As trade war rages, it’s suddenly controversial to own Chinese stocks

Trader Talk

The controversy over China trade is spilling over into a formerly quiet area of the stock market — the business of investing in the global markets.

Volume at the NYSE saw a modest spike going into the close because MSCI, one of the largest index providers in the world, rebalanced most of its global indices.

That rebalancing included the MSCI Emerging Market Index, an index that represents emerging market countries including South Korea, Taiwan, Mexico, Brazil, India — and China. It is used as a benchmark for many funds and ETFs, including the iShares Emerging Markets ETF (EEM).

MSCI is increasing the weighting of mainland China shares in this and other indexes, so that mainland China will have a slightly higher weighting in the index (2.46%) than before, and will again be increased in November, to 3.3%.

This is part of a multiyear process to increase the weighting of mainland China stocks in the global stock indices.

The reason: Mainland China’s stock market has been growing and is underrepresented in global indexes. Investors have been increasingly demanding wider access to global markets, and global index providers like MSCI have been slowly increasing China’s weighting.

The company was unavailable for comment at the time of publication.

None of this was controversial, until the trade wars. This week Sen. Marco Rubio and a Senate Democrat, Jeanne Shaheen, sent a letter to the chairman of the Federal Retirement Thrift Investment Board asking the group to reverse a decision to use the MSCI All Country World ex-U.S Index as the basis for a public pension fund held by federal staffers.

They are objecting to federal workers owning China stocks.

“The FRTIB’s decision to track this MSCI index constitutes a decision to invest in China-based companies, including many firms that are involved in the Chinese Government’s military, espionage, human rights abuses, and ‘Made in China 2025’ industrial policy, and therefore poses fundamental questions about the board’s statutory and fiduciary responsibilities to American public servants who invest in federal retirement plans,” the letter stated.

The objection has come as a surprise to many in the global investment community.

“China has been opening up their capital markets, and a net result of that is MSCI and other indices like FTSE are including them in broader global indices,” Brendan Ahern, chief investment officer of Kraneshares, which runs several China ETFs, told me. “China has been opening up their markets, letting more foreigners participate.”

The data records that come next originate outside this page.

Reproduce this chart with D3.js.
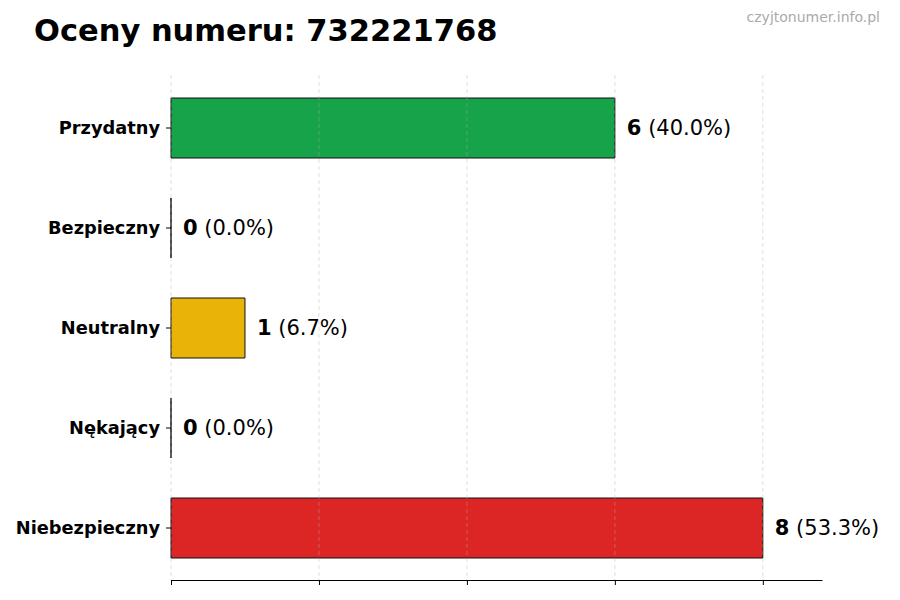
<!DOCTYPE html>
<html>
<head>
<meta charset="utf-8">
<script src="https://cdn.jsdelivr.net/npm/d3@7"></script>
<style>
  body { margin: 0; background: #fff; }
  text { font-family: "DejaVu Sans", sans-serif; }
</style>
</head>
<body>
<div id="chart"></div>
<script>
// Chart data
const categories = ["Przydatny", "Bezpieczny", "Neutralny", "Nękający", "Niebezpieczny"];
const counts = [6, 0, 1, 0, 8];
const percents = ["40.0%", "0.0%", "6.7%", "0.0%", "53.3%"];
const colors = ["#16a34a", "#16a34a", "#eab308", "#dc2626", "#dc2626"];
const xTicks = [0, 2, 4, 6, 8];
const titleText = "Oceny numeru: 732221768";
const watermark = "czyjtonumer.info.pl";

const width = 900, height = 600;
const margin = {top: 75, right: 78, bottom: 20, left: 171};
const plotW = width - margin.left - margin.right;
const plotH = height - margin.top - margin.bottom;

const svg = d3.select("#chart")
    .append("svg")
    .attr("width", width)
    .attr("height", height);

// Title and watermark
svg.append("text")
    .attr("x", 34)
    .attr("y", 41)
    .attr("font-size", 30.5)
    .attr("font-weight", "bold")
    .attr("fill", "#000")
    .text(titleText);

svg.append("text")
    .attr("x", 880)
    .attr("y", 22)
    .attr("text-anchor", "end")
    .attr("font-size", 14)
    .attr("fill", "#aaaaaa")
    .text(watermark);

const g = svg.append("g")
    .attr("transform", "translate(" + margin.left + "," + margin.top + ")");

const x = d3.scaleLinear()
    .domain([0, d3.max(counts) * 1.1])
    .range([0, plotW]);

const y = d3.scaleBand()
    .domain(categories)
    .range([3, plotH - 2])
    .paddingInner(0.4)
    .paddingOuter(0.2);

// Bars as paths so zero-width bars still show their edge
g.selectAll("path.bar")
    .data(categories)
    .enter()
    .append("path")
    .attr("class", "bar")
    .attr("d", (d, i) => {
        const x0 = x(0), x1 = x(counts[i]), y0 = y(d), y1 = y(d) + y.bandwidth();
        return "M" + x0 + "," + y0 + "H" + x1 + "V" + y1 + "H" + x0 + "Z";
    })
    .attr("fill", (d, i) => colors[i])
    .attr("stroke", "#111")
    .attr("stroke-width", 1);

// Grid (drawn on top, faint dashed)
g.selectAll("line.grid")
    .data(xTicks)
    .enter()
    .append("line")
    .attr("class", "grid")
    .attr("x1", d => x(d))
    .attr("x2", d => x(d))
    .attr("y1", 0)
    .attr("y2", plotH)
    .attr("stroke", "#b0b0b0")
    .attr("stroke-opacity", 0.5)
    .attr("stroke-dasharray", "4,3")
    .attr("stroke-width", 0.8);

// Bottom axis, no labels
const xAxis = g.append("g")
    .attr("transform", "translate(0," + plotH + ")")
    .call(d3.axisBottom(x).tickValues(xTicks).tickSize(5).tickFormat("").tickSizeOuter(0));
xAxis.select(".domain").attr("stroke", "#000").attr("stroke-width", 1);
xAxis.selectAll(".tick line").attr("stroke", "#000");

// Left axis: ticks + labels, no spine
const yAxis = g.append("g")
    .call(d3.axisLeft(y).tickSize(5).tickPadding(6).tickSizeOuter(0));
yAxis.select(".domain").remove();
yAxis.selectAll(".tick line").attr("stroke", "#000");
yAxis.selectAll(".tick text")
    .attr("font-family", "DejaVu Sans")
    .attr("font-size", 17.8)
    .attr("font-weight", "bold")
    .attr("fill", "#000");

// Value labels
const labels = g.selectAll("text.value")
    .data(categories)
    .enter()
    .append("text")
    .attr("class", "value")
    .attr("x", (d, i) => x(counts[i]) + 12)
    .attr("y", d => y(d) + y.bandwidth() / 2)
    .attr("dy", "0.35em")
    .attr("font-size", 21)
    .attr("fill", "#000");

labels.append("tspan")
    .attr("font-weight", "bold")
    .text((d, i) => counts[i]);
labels.append("tspan")
    .text((d, i) => " (" + percents[i] + ")");
</script>
</body>
</html>
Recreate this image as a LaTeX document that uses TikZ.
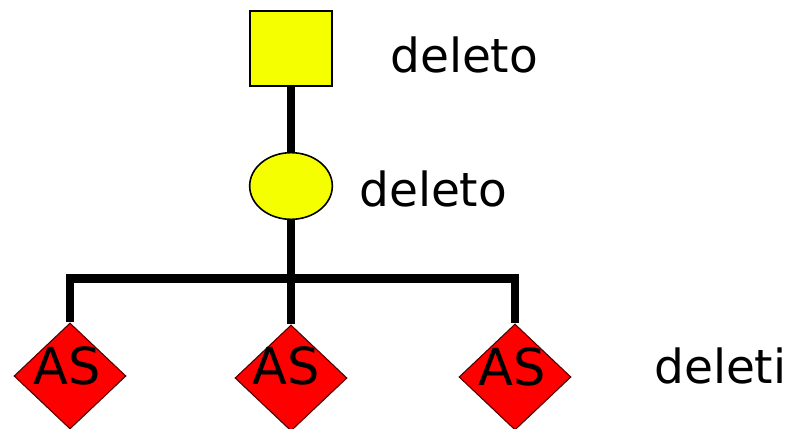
\documentclass[tikz,border=0pt]{standalone}
\usepackage{fontspec}
\setmainfont{DejaVu Sans}
\usetikzlibrary{shapes.geometric}
\definecolor{lemon}{RGB}{245,255,0}

\begin{document}
\begin{tikzpicture}[x=0.75pt,y=-0.75pt,
    wire/.style={line width=6.4pt,line join=miter},
    asbox/.style={diamond,draw=black!70!red,line width=0.8pt,fill=red,
      minimum width=84pt,minimum height=79.5pt,inner sep=0pt},
    astext/.style={inner sep=0pt,font=\fontsize{38.25}{40}\selectfont},
    lbl/.style={anchor=base west,inner sep=0pt,font=\fontsize{35.25}{40}\selectfont}]
  \useasboundingbox (0,0) rectangle (795,428);
  % top: square and circle
  \node[draw,line width=1.5pt,fill=lemon,minimum width=62pt,minimum height=56pt,inner sep=0pt] (sq) at (291,48.5) {};
  \node[ellipse,draw,line width=1.2pt,fill=lemon,minimum width=62pt,minimum height=50pt,inner sep=0pt] (ci) at (291,186) {};
  % bottom row
  \node[asbox] (as1) at (70,376) {};
  \node[asbox] (as2) at (291,378) {};
  \node[asbox] (as3) at (515,377) {};
  \node[astext] (t1) at ([shift={(-3,-10)}]as1.center) {AS};
  \node[astext] (t2) at ([shift={(-5,-12)}]as2.center) {AS};
  \node[astext] (t3) at ([shift={(-3,-10)}]as3.center) {AS};
  \coordinate (bar) at (291,278.5);
  \draw[wire] (sq.south) -- (ci.north);
  \draw[wire] (ci.south) -- (as2.north);
  \draw[wire] (as1.north) |- (bar) -| (as3.north);
  % labels
  \node[lbl] (l1) at (390,73) {deleto};
  \node[lbl] (l2) at (359,206) {deleto};
  \node[lbl] (l3) at (654,383) {deleti};
\end{tikzpicture}
\end{document}
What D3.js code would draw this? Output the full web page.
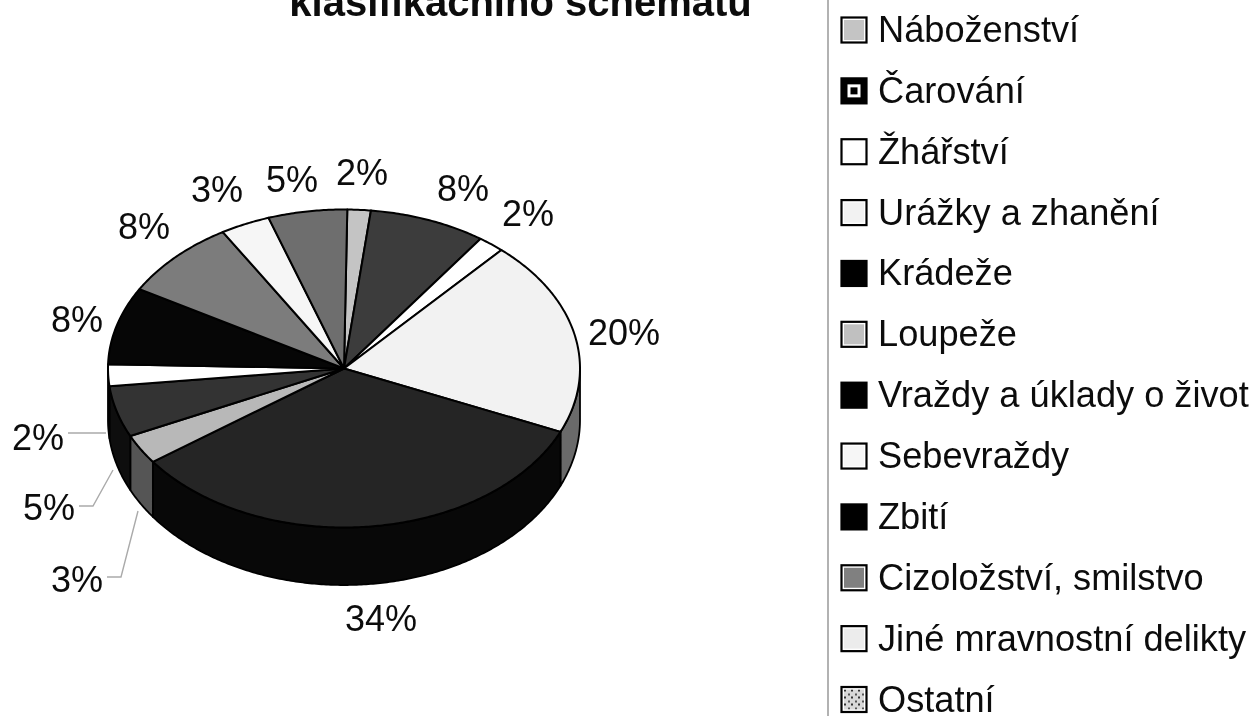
<!DOCTYPE html>
<html><head><meta charset="utf-8">
<script src="https://cdn.jsdelivr.net/npm/d3@7/dist/d3.min.js"></script>
<style>html,body{margin:0;background:#fff}svg{display:block;filter:blur(0.45px)}text{font-family:"Liberation Sans",Arial,sans-serif;fill:#0c0c0c}</style>
</head><body><svg id="c" width="1256" height="716"></svg>
<script>
const categories=["Náboženství","Čarování","Žhářství","Urážky a zhanění","Krádeže","Loupeže","Vraždy a úklady o život","Sebevraždy","Zbití","Cizoložství, smilstvo","Jiné mravnostní delikty","Ostatní"];
const shares=[1.6,8,1.8,19.9,33.5,3,5.2,2.2,7.9,8.1,3.4,5.4];
const topColors=["#c4c4c4","#3c3c3c","#ffffff","#f2f2f2","#252525","#b8b8b8","#333333","#ffffff","#060606","#7c7c7c","#f6f6f6","#6e6e6e"];
const sideColors=["#888","#222","#bbb","#6a6a6a","#080808","#555555","#0e0e0e","#bbb","#030303","#444","#aaa","#444"];
const swatchColors=["#c4c4c4","#000","#fff","#f2f2f2","#000","#c0c0c0","#000","#f6f6f6","#000","#808080","#ececec","url(#speck)"];
const labelAnchors=[[362,185],[463,201],[528,226],[624,345],[381,631],[77,592],[49,520],[38,450],[77,332],[144,239],[217,202],[292,192]];
const leaders=[[[107,577],[121,577],[138,511]],[[79,506],[93,506],[113,470]],[[68,433],[106,433]]];
const svg=d3.select("#c");
const defs=svg.append("defs");
const pat=defs.append("pattern").attr("id","speck").attr("patternUnits","userSpaceOnUse").attr("width",7).attr("height",7);
pat.append("rect").attr("width",7).attr("height",7).attr("fill","#d8d8d8");
pat.append("rect").attr("x",1).attr("y",1).attr("width",2).attr("height",2).attr("fill","#555");
pat.append("rect").attr("x",4).attr("y",4).attr("width",2).attr("height",2).attr("fill","#333");
const cx=344,cy=368.5,rx=236,ry=159,cyBase=420,ryBase=165;
const px=a=>cx+rx*Math.sin(a), py=a=>cy-ry*Math.cos(a), pyBase=a=>cyBase-ryBase*Math.cos(a);
const startA=0.8*Math.PI/180;
const arcs=d3.pie().sort(null).startAngle(startA).endAngle(startA+2*Math.PI)(shares);
const line=d3.line();
const sample=(a,b)=>{const n=Math.max(2,Math.ceil(Math.abs(b-a)/0.01));return d3.range(n+1).map(i=>a+(b-a)*i/n)};
// side walls
const lo=Math.PI/2,hi=3*Math.PI/2;
arcs.forEach((d,i)=>{
  const a=Math.max(d.startAngle,lo),b=Math.min(d.endAngle,hi);
  if(b<=a)return;
  const s=sample(a,b);
  const pts=[...s.map(t=>[px(t),py(t)]),...s.slice().reverse().map(t=>[px(t),pyBase(t)])];
  svg.append("path").attr("d",line(pts)+"Z").attr("fill",sideColors[i]).attr("stroke","#000").attr("stroke-width",1.8).attr("stroke-linejoin","round");
});
// top slices
arcs.forEach((d,i)=>{
  const pts=[[cx,cy],...sample(d.startAngle,d.endAngle).map(t=>[px(t),py(t)])];
  svg.append("path").attr("d",line(pts)+"Z").attr("fill",topColors[i]).attr("stroke","#000").attr("stroke-width",2).attr("stroke-linejoin","round");
});
// percentage labels
shares.forEach((v,i)=>{
  svg.append("text").attr("x",labelAnchors[i][0]).attr("y",labelAnchors[i][1]).attr("text-anchor","middle").attr("font-size",36).text(Math.round(v)+"%");
});
leaders.forEach(p=>svg.append("path").attr("d",line(p)).attr("fill","none").attr("stroke","#aaa").attr("stroke-width",1.4));
// title, clipped by the top of the page as in the scan
svg.append("text").attr("x",520.5).attr("y",16).attr("text-anchor","middle").attr("font-size",40).attr("font-weight","bold").text("klasifikačního schématu");
// legend
svg.append("line").attr("x1",828).attr("x2",828).attr("y1",0).attr("y2",716).attr("stroke","#999").attr("stroke-width",1.5);
const legendY=d3.scalePoint().domain(categories).range([30,699.5]);
const g=svg.selectAll("g.leg").data(categories).join("g").attr("class","leg").attr("transform",d=>`translate(0,${legendY(d)})`);
g.append("rect").attr("x",841.5).attr("y",-12.5).attr("width",25).attr("height",25).attr("fill",(d,i)=>swatchColors[i]==="#000"?"#000":"#fff").attr("stroke","#000").attr("stroke-width",2.2);
g.append("rect").attr("x",844).attr("y",-10).attr("width",20).attr("height",20).attr("fill",(d,i)=>swatchColors[i]);
g.filter((d,i)=>i===1).append("rect").attr("x",847.5).attr("y",-6.5).attr("width",13).attr("height",13).attr("fill","#fff");
g.filter((d,i)=>i===1).append("rect").attr("x",850.5).attr("y",-3.5).attr("width",7).attr("height",7).attr("fill","#000");
g.append("text").attr("x",878).attr("y",12).attr("font-size",36.2).text(d=>d);
</script></body></html>
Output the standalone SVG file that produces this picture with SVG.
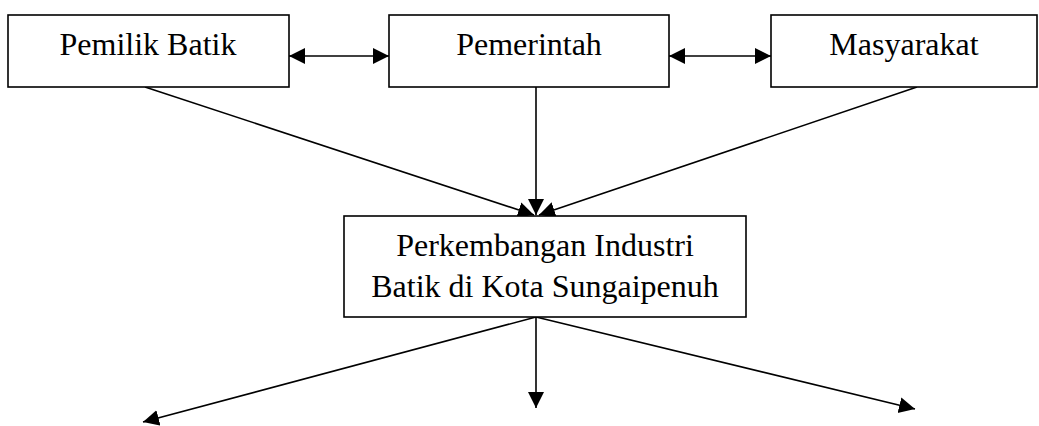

Ahern noted that the process of excluding countries for practices that might not fit our country’s standards could get very slippery. For example, the Emerging Market Index has a 4% weighting in Russia, and a 1.4% weighting in Saudi Arabia, both of which have state-controlled companies.

Ahern noted that state-owned enterprises were a common feature in the emerging market world: “Brazil, Singapore and much of the emerging market world have companies that are state-owned enterprises. China is not that much different than many emerging market countries.”